## Given instruction
With all pictures omitted, return verbatim the lines from the beginning of the records below through the line containing "plt.rcParams['hatch.linewidth'] = 0.8".

## Source records
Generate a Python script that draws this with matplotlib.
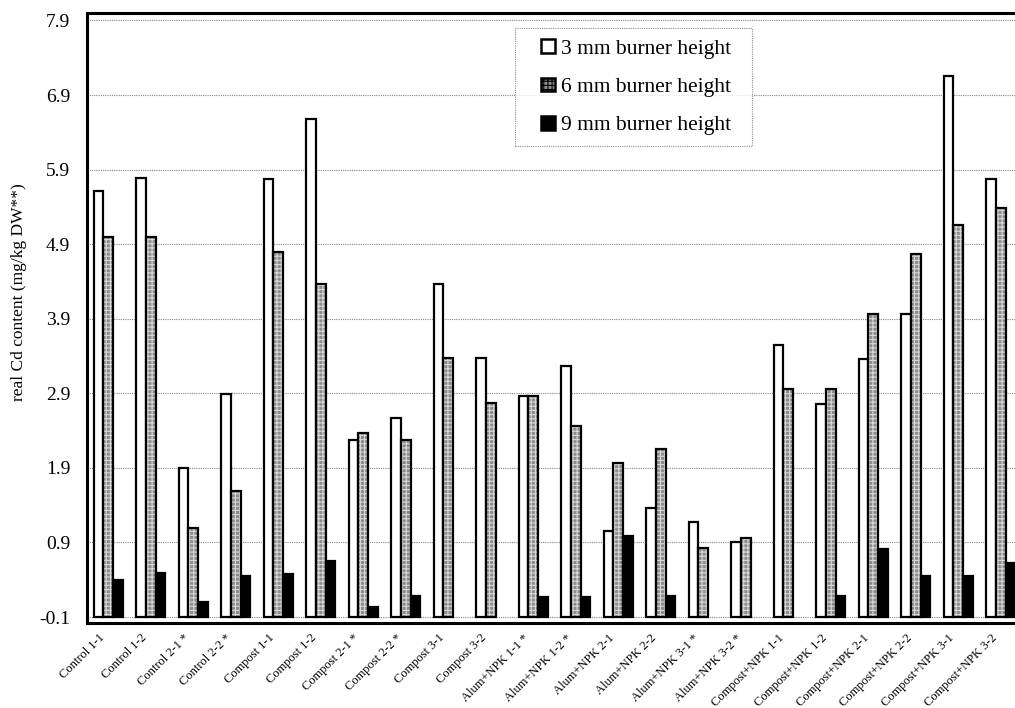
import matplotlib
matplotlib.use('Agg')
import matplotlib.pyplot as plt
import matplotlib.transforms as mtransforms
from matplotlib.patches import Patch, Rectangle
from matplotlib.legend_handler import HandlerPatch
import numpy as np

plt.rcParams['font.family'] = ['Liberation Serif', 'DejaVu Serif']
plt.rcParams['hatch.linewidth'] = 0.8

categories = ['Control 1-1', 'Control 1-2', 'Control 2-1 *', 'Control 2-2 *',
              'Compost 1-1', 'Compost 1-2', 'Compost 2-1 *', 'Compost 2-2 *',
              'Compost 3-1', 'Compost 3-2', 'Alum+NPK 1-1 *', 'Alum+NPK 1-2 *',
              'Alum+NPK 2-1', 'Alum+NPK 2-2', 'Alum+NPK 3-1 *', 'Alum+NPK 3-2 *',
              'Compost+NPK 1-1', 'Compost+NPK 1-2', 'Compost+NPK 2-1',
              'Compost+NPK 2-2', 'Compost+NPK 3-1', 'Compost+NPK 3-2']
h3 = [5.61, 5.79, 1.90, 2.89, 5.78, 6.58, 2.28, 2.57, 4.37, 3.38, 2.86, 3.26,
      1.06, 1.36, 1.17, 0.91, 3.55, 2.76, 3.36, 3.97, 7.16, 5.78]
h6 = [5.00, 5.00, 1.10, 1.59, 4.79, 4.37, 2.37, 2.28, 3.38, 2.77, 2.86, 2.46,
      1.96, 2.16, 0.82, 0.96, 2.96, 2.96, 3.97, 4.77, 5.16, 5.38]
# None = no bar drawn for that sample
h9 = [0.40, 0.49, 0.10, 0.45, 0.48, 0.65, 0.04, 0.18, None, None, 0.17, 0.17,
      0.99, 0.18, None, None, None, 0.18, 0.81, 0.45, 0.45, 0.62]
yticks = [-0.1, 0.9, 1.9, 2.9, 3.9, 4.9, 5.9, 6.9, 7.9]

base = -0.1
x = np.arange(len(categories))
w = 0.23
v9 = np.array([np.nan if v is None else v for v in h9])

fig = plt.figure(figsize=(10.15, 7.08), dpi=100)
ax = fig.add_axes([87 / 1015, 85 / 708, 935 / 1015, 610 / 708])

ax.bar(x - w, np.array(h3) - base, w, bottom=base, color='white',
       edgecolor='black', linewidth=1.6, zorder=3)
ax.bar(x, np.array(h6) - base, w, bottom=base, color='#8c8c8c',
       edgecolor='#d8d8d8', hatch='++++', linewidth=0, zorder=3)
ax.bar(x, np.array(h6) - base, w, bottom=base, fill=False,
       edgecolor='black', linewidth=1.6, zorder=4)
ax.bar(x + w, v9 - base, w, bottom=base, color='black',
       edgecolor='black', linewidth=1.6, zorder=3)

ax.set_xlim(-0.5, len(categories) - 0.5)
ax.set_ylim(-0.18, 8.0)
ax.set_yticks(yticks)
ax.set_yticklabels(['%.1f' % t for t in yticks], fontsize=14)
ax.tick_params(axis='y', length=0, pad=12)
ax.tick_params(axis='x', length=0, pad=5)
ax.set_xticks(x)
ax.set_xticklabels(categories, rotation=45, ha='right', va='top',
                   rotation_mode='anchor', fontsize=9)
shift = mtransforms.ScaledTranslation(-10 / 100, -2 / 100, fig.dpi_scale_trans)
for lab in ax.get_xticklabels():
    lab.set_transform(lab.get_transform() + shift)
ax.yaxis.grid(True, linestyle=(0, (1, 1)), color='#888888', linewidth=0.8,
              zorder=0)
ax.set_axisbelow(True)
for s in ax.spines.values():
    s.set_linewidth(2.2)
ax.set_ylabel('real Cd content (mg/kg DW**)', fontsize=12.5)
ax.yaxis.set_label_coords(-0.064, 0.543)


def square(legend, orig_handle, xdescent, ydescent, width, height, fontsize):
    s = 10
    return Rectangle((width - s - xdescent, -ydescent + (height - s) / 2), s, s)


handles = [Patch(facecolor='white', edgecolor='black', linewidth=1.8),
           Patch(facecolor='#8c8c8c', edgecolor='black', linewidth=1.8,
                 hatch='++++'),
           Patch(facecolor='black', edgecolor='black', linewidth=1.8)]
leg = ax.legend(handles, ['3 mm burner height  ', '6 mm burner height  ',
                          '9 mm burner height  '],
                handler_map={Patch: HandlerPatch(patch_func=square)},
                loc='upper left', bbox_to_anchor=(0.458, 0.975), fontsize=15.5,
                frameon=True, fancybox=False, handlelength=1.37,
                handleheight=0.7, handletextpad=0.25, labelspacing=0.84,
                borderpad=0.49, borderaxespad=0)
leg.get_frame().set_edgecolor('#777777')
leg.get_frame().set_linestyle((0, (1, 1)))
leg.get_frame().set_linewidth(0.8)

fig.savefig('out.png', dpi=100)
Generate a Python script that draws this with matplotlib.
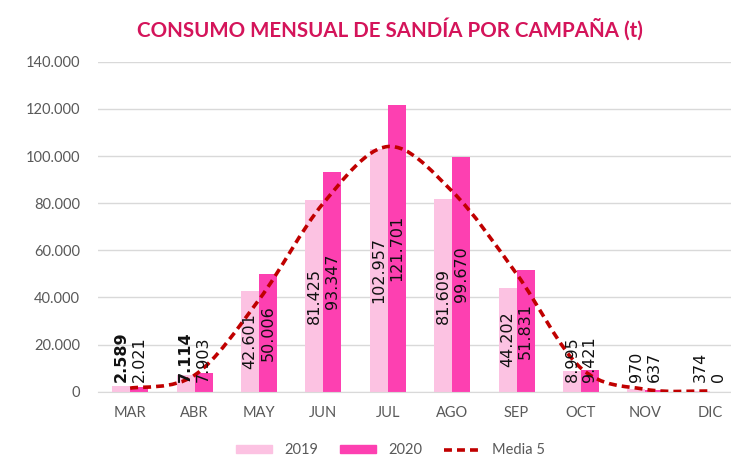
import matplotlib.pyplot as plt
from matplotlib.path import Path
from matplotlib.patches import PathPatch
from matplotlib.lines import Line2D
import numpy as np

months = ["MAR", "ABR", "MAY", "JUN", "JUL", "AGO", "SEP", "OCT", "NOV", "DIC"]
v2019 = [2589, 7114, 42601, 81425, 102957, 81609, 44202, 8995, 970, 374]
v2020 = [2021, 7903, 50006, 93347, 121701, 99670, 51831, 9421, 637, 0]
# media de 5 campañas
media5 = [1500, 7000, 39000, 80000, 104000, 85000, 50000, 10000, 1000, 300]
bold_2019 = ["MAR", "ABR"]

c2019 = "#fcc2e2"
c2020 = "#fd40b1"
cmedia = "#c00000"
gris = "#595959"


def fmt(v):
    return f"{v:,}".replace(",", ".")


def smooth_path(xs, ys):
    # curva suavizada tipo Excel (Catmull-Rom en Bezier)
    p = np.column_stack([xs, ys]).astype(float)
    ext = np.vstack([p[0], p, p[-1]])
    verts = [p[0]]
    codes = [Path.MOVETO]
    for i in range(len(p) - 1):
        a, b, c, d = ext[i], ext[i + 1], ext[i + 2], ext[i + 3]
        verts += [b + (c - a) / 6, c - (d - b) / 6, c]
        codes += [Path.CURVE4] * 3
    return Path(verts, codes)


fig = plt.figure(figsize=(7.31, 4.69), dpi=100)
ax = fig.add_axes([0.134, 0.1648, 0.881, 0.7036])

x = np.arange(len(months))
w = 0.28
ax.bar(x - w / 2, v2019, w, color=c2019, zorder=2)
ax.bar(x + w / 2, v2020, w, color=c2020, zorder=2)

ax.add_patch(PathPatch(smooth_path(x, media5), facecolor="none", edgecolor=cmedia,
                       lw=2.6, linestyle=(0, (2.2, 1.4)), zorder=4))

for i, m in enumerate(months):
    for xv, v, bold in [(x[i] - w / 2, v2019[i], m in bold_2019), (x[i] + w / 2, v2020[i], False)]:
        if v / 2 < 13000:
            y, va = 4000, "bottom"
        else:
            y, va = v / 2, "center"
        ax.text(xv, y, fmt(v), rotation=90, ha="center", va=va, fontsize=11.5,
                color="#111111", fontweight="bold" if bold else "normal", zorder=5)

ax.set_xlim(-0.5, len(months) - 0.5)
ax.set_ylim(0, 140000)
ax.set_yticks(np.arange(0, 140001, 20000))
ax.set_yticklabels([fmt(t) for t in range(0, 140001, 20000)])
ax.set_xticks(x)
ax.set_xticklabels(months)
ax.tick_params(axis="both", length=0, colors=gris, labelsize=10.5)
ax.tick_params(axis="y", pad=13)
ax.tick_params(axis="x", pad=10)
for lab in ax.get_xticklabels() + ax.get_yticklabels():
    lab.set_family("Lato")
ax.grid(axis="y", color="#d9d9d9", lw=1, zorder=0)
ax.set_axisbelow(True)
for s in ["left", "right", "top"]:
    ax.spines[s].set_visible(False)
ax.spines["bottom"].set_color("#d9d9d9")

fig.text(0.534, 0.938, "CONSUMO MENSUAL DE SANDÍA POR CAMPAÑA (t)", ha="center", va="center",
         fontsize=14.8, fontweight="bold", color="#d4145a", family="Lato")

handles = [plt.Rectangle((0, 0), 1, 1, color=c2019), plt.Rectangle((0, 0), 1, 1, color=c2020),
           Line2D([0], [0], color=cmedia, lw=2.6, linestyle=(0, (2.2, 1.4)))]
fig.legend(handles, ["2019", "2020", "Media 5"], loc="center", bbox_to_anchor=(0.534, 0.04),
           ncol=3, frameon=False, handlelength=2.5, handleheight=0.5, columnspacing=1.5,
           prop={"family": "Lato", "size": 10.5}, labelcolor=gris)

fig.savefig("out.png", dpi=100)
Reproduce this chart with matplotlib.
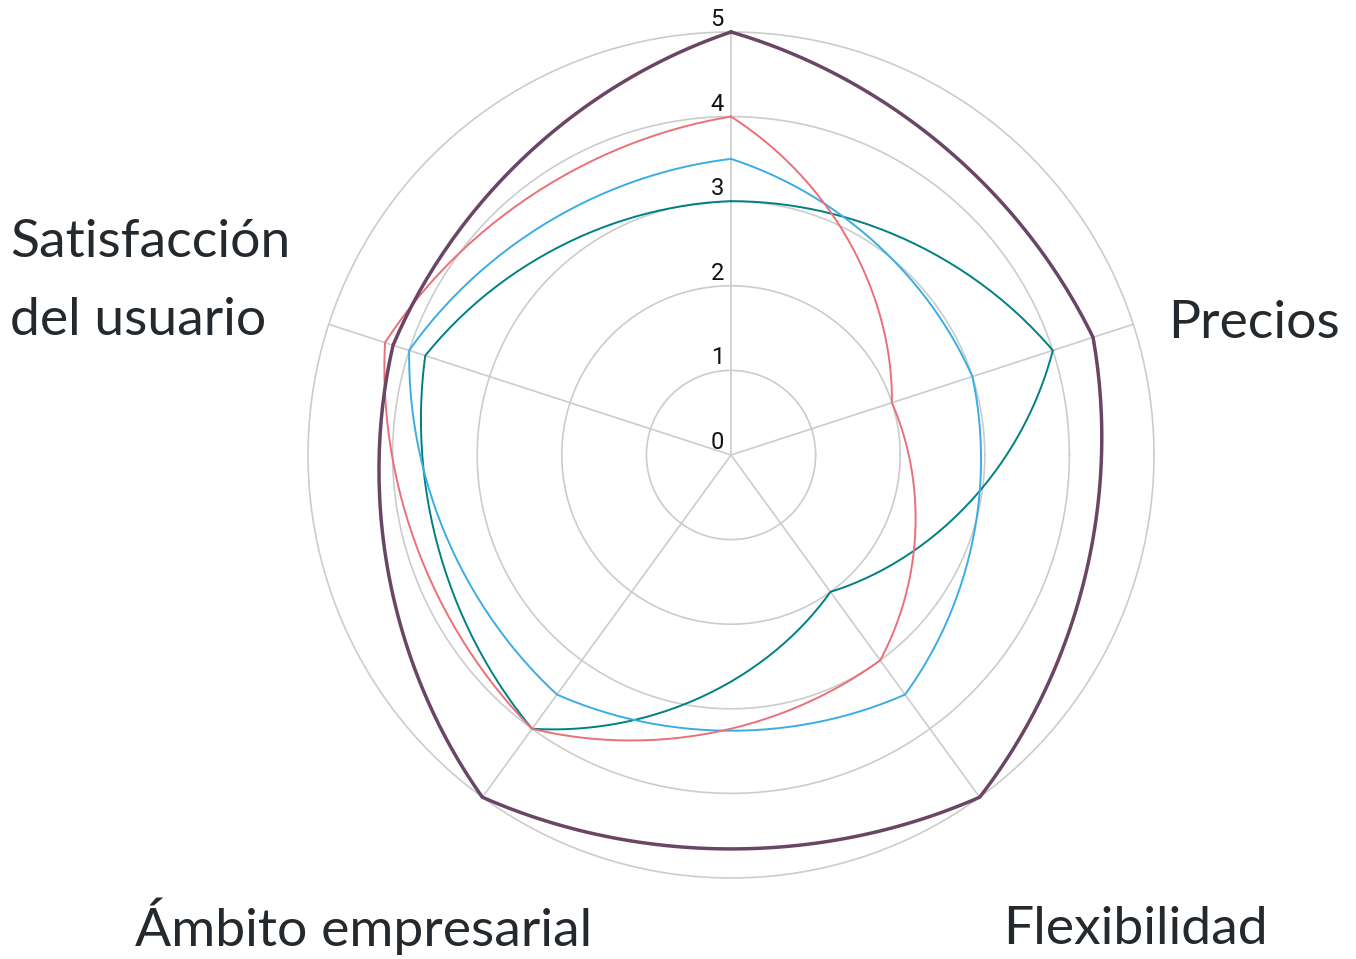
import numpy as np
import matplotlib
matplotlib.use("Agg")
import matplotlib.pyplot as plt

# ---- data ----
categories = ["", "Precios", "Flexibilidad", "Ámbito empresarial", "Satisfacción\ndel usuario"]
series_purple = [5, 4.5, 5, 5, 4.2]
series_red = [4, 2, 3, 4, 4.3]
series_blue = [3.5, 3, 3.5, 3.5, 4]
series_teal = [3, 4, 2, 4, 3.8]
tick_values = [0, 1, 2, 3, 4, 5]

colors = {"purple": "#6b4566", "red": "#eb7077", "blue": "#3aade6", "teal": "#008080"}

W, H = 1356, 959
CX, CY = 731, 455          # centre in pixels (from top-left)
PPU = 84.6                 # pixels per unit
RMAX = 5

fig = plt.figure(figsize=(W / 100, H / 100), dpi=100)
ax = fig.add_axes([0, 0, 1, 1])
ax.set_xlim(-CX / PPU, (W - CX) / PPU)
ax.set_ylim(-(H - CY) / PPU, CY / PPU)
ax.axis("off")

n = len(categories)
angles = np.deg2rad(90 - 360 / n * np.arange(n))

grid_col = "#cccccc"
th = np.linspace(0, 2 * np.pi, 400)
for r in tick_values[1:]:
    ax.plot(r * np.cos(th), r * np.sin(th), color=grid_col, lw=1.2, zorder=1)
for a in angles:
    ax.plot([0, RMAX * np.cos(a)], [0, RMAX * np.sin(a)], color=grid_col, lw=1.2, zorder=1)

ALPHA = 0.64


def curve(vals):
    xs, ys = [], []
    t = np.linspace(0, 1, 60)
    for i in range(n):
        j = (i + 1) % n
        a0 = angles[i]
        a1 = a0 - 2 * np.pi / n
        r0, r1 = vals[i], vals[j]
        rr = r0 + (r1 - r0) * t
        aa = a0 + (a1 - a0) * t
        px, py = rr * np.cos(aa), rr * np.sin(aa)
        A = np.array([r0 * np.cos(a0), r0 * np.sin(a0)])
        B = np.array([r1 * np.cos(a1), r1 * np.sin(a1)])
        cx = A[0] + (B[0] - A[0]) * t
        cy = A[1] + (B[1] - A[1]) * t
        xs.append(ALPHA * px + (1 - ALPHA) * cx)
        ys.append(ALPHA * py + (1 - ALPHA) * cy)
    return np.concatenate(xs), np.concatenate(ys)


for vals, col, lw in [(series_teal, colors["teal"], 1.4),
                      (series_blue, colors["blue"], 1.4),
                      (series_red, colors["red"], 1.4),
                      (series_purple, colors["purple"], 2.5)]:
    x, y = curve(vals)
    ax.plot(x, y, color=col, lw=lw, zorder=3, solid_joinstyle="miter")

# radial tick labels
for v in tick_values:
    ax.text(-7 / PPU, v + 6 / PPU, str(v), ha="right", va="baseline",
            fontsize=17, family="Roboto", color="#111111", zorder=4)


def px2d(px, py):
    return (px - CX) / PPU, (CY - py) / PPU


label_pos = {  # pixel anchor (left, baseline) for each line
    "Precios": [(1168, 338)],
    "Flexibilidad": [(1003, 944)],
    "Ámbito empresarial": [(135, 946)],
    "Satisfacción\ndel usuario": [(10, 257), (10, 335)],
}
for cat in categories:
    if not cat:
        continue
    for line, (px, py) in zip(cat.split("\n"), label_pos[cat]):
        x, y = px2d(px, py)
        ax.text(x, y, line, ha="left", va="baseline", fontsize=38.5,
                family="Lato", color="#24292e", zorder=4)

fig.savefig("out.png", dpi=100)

## Result
Generate a Python script that draws this with matplotlib.
import matplotlib
matplotlib.use('Agg')
import matplotlib.pyplot as plt
import matplotlib.transforms as mtransforms
from matplotlib.patches import Patch, Rectangle
from matplotlib.legend_handler import HandlerPatch
import numpy as np

plt.rcParams['font.family'] = ['Liberation Serif', 'DejaVu Serif']
plt.rcParams['hatch.linewidth'] = 0.8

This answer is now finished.